Furthermore, if the McMaster team’s "water-rich" hypothesis holds true, many of the planets around M dwarfs might not be rocky "Earth-twins" at all, but rather deep ocean worlds with no solid surface. While water is essential for life, a planet that is 50% water by mass would have vastly different chemistry and climate cycles than Earth, potentially hindering the development of complex life.
Future Research and the Role of JWST
The McMaster study has set the stage for the next phase of exoplanetary exploration. While TESS can tell us the size and orbital period of a planet, it cannot tell us what its atmosphere is made of. For that, astronomers are turning to the James Webb Space Telescope (JWST).
By using a technique called transmission spectroscopy—analyzing the starlight that filters through a planet’s atmosphere as it passes in front of its star—JWST can detect the chemical signatures of water vapor, methane, carbon dioxide, and other molecules. Researchers now plan to use JWST to look at the "super-Earths" around M dwarfs to see if they are truly bare rocks, or if they are the water-rich worlds suggested by Gillis and Cloutier.
"If we want to understand the origins of planets and, by extension, the origins of life, we need a complete picture," Gillis concluded. "We can no longer assume that what we see in our backyard is what the rest of the galaxy looks like.
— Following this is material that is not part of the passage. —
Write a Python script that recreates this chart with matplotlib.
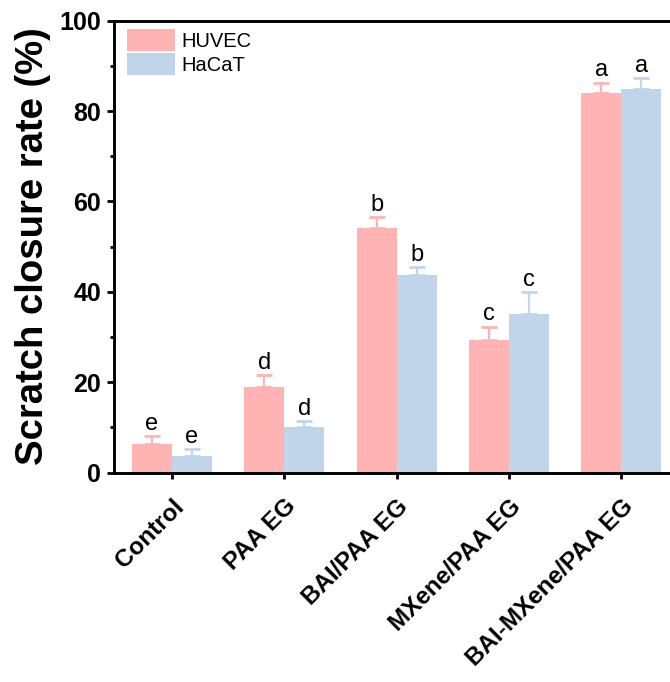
import numpy as np
import matplotlib
matplotlib.use("Agg")
import matplotlib.pyplot as plt
from matplotlib.ticker import MultipleLocator
import matplotlib.transforms as mtransforms

plt.rcParams["font.family"] = ["Liberation Sans", "DejaVu Sans"]

groups = ["Control", "PAA EG", "BAI/PAA EG", "MXene/PAA EG", "BAI-MXene/PAA EG"]
huvec = [6.3, 19.0, 54.1, 29.4, 83.9]
huvec_err = [1.7, 2.5, 2.5, 2.9, 2.4]
hacat = [3.7, 10.2, 43.7, 35.0, 84.8]
hacat_err = [1.5, 1.2, 1.7, 5.0, 2.5]
huvec_sig = ["e", "d", "b", "c", "a"]
hacat_sig = ["e", "d", "b", "c", "a"]

pink = "#FFB3B3"
blue = "#C1D5EA"

fig = plt.figure(figsize=(6.7, 6.82), dpi=100)
ax = fig.add_axes([113.5 / 670, 0.307, (690 - 113.5) / 670, 0.6628])

x = np.arange(len(groups))
w = 0.356

ax.bar(x - w / 2, huvec, w, color=pink, label="HUVEC")
ax.bar(x + w / 2, hacat, w, color=blue, label="HaCaT")
ax.errorbar(x - w / 2, huvec, yerr=[np.zeros(len(huvec)), huvec_err], fmt="none",
            ecolor=pink, elinewidth=1.6, capsize=5.6, capthick=2.0)
ax.errorbar(x + w / 2, hacat, yerr=[np.zeros(len(hacat)), hacat_err], fmt="none",
            ecolor=blue, elinewidth=1.6, capsize=5.6, capthick=2.0)

# significance letters
for xi, v, e, s in zip(x - w / 2, huvec, huvec_err, huvec_sig):
    ax.annotate(s, (xi, v + e), xytext=(0, 4.5), textcoords="offset points",
                ha="center", va="baseline", fontsize=17)
for xi, v, e, s in zip(x + w / 2, hacat, hacat_err, hacat_sig):
    ax.annotate(s, (xi, v + e), xytext=(0, 4.5), textcoords="offset points",
                ha="center", va="baseline", fontsize=17)

ax.set_ylim(0, 100)
ax.set_xlim(-0.52, 4.61)
ax.yaxis.set_major_locator(MultipleLocator(20))
ax.yaxis.set_minor_locator(MultipleLocator(10))
ax.set_xticks(x)
ax.set_xticklabels(groups, rotation=45, ha="right", rotation_mode="anchor",
                   fontsize=17.5, fontweight="bold")
offset = mtransforms.ScaledTranslation(8.5 / 72, 0, fig.dpi_scale_trans)
for lab in ax.get_xticklabels():
    lab.set_transform(lab.get_transform() + offset)

for lab in ax.get_yticklabels():
    lab.set_fontweight("bold")
    lab.set_fontsize(18)

ax.tick_params(axis="x", which="major", direction="out", length=4.5, width=2, pad=11.5)
ax.tick_params(axis="y", which="major", direction="out", length=4.8, width=2, pad=4)
ax.tick_params(axis="y", which="minor", direction="out", length=3.2, width=2)
for sp in ax.spines.values():
    sp.set_linewidth(2.1)

ax.set_ylabel("Scratch closure rate (%)", fontsize=27.5, fontweight="bold", labelpad=6)

ax.legend(loc="upper left", bbox_to_anchor=(13.5 / 576.5, 1 - 8.3 / 452), frameon=False,
          fontsize=14.5, handlelength=2.39, handleheight=1.3, labelspacing=0.1,
          handletextpad=0.3, borderaxespad=0, borderpad=0)

fig.savefig("out.png", dpi=100)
By finally including the most common stars in our census, we are seeing the Milky Way as it truly is—a place far more diverse and complex than we ever imagined."
As the scientific community digests these findings, the McMaster study stands as a reminder of the dangers of scientific "Sun-centrism." The galaxy is dominated by small, dim stars, and it appears their planetary systems follow a set of rules entirely their own. Understanding those rules is the next great frontier in our quest to find our place among the stars.